Recent bail decisions in the Delhi riots cases – where bail was denied to Umar Khalid and Sharjeel Imam while granted to other co-accused – underscore how Muslim political agency itself is differentially assessed. While all the accused are Muslim, the distinction appears to rest not necessarily on religious identity alone but on the perceived threat posed by articulate, oppositional, and influential political speech.
Internalising the frame
Perhaps the most damaging aspect of Indian Muslim Exceptionalism is how deeply it has been internalised by sections of the community itself.
Many Muslim professionals, leaders, and institutions now pre-emptively dilute their language, avoid religious or constitutional vocabulary, or distance themselves from collective Muslim concerns, believing this will ensure acceptance. The hope is that political quietude will be read as responsibility, and patience as maturity.
It is not.
For decades, Muslims have met suspicion with disciplined silence and exclusion with endurance – not because they lacked pride, but because they believed in the promise of the republic. The Republic may be misinterpreting endurance as acceptance and patience as consent.
As writer Arundhati Roy has observed, India once accommodated selective expressions of Muslim culture even as it constrained Muslim politics; today, both cultural presence and political agency are increasingly contested. History shows that conditional belonging is never permanent. Each concession merely raises the bar for the next one.
Beyond Exceptionalism
Indian Muslims do not need to be exceptional to deserve justice. They need only what is inherent to human dignity and constitutionally promised: equality before the law, freedom of conscience and the right to dissent.

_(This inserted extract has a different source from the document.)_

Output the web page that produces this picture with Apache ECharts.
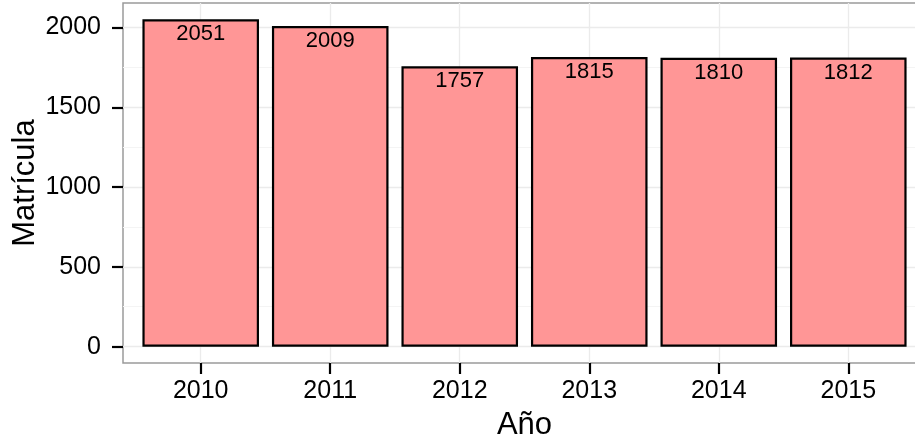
<!DOCTYPE html>
<html>
<head>
<meta charset="utf-8">
<script src="https://cdn.jsdelivr.net/npm/echarts@6/dist/echarts.min.js"></script>
<style>
html,body{margin:0;padding:0;background:#fff;}
#c{width:915px;height:443px;}
</style>
</head>
<body>
<div id="c"></div>
<script>
const years = [2010, 2011, 2012, 2013, 2014, 2015];
const matricula = [2051, 2009, 1757, 1815, 1810, 1812];
const yTicks = [0, 500, 1000, 1500, 2000];
const yMinor = [250, 750, 1250, 1750];

const FONT = "'Liberation Sans', Arial, sans-serif";
const chart = echarts.init(document.getElementById('c'), null, {renderer: 'canvas'});

const gridLines = []
  .concat(yMinor.map(v => ({yAxis: v, lineStyle: {color: '#F4F4F4', width: 1, type: 'solid'}})))
  .concat(yTicks.map(v => ({yAxis: v, lineStyle: {color: '#EBEBEB', width: 1.3, type: 'solid'}})))
  .concat(years.map(v => ({xAxis: v, lineStyle: {color: '#EBEBEB', width: 1.3, type: 'solid'}})));

chart.setOption({
  animation: false,
  backgroundColor: '#ffffff',
  grid: {
    left: 123, top: 3, right: -11, bottom: 80,
    show: true, borderColor: '#9a9a9a', borderWidth: 1.5,
    backgroundColor: 'transparent',
    outerBoundsMode: 'none'
  },
  xAxis: {
    type: 'value',
    min: 2009.4, max: 2015.6,
    name: 'Año', nameLocation: 'middle', nameGap: 47, nameMoveOverlap: false,
    nameTextStyle: {fontFamily: FONT, fontSize: 31, color: '#000'},
    axisLine: {show: false, onZero: false, lineStyle: {color: '#000'}},
    axisTick: {show: true, inside: false, length: 11, customValues: years, lineStyle: {color: '#000', width: 2.2, opacity: 1}},
    axisLabel: {customValues: years, fontFamily: FONT, fontSize: 25, color: '#000', margin: 16,
      formatter: v => String(v)},
    splitLine: {show: false}
  },
  yAxis: {
    type: 'value',
    min: -102.55, max: 2153.55,
    name: 'Matrícula', nameLocation: 'middle', nameGap: 82, nameMoveOverlap: false,
    nameTextStyle: {fontFamily: FONT, fontSize: 31, color: '#000'},
    axisLine: {show: false, onZero: false, lineStyle: {color: '#000'}},
    axisTick: {show: true, inside: false, length: 11, customValues: yTicks, lineStyle: {color: '#000', width: 2.2, opacity: 1}},
    axisLabel: {customValues: yTicks, fontFamily: FONT, fontSize: 25, color: '#000', margin: 22,
      formatter: v => String(v)},
    splitLine: {show: false}
  },
  series: [{
    type: 'bar',
    z: 3,
    data: years.map((y, i) => [y, matricula[i]]),
    barWidth: '90%',
    itemStyle: {color: '#FF9696', borderColor: '#000', borderWidth: 2.2},
    label: {show: true, position: 'insideTop', distance: 4, fontFamily: FONT, fontSize: 22, color: '#000'},
    markLine: {
      silent: true, z: 1, symbol: 'none', label: {show: false},
      emphasis: {disabled: true},
      data: gridLines
    }
  }]
});
</script>
</body>
</html>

Until Indian Muslims speak and act with complete political agency – free from the fear of being labeled as threats – and confront the reality that political quietude is interpreted as weakness and silence as consent, Indian society will continue to praise Muslim compliance while denying Muslims the ordinary exercise of rights enjoyed by other citizens.
The challenge before India is not to manage Muslim difference, but to normalise Muslim citizenship. For some Indian Muslims, exceptionalism may feel like protection. In reality, it is only a slow, quiet form of erasure.
Rasheed Ahmed is the executive director of the Indian American Muslim Council.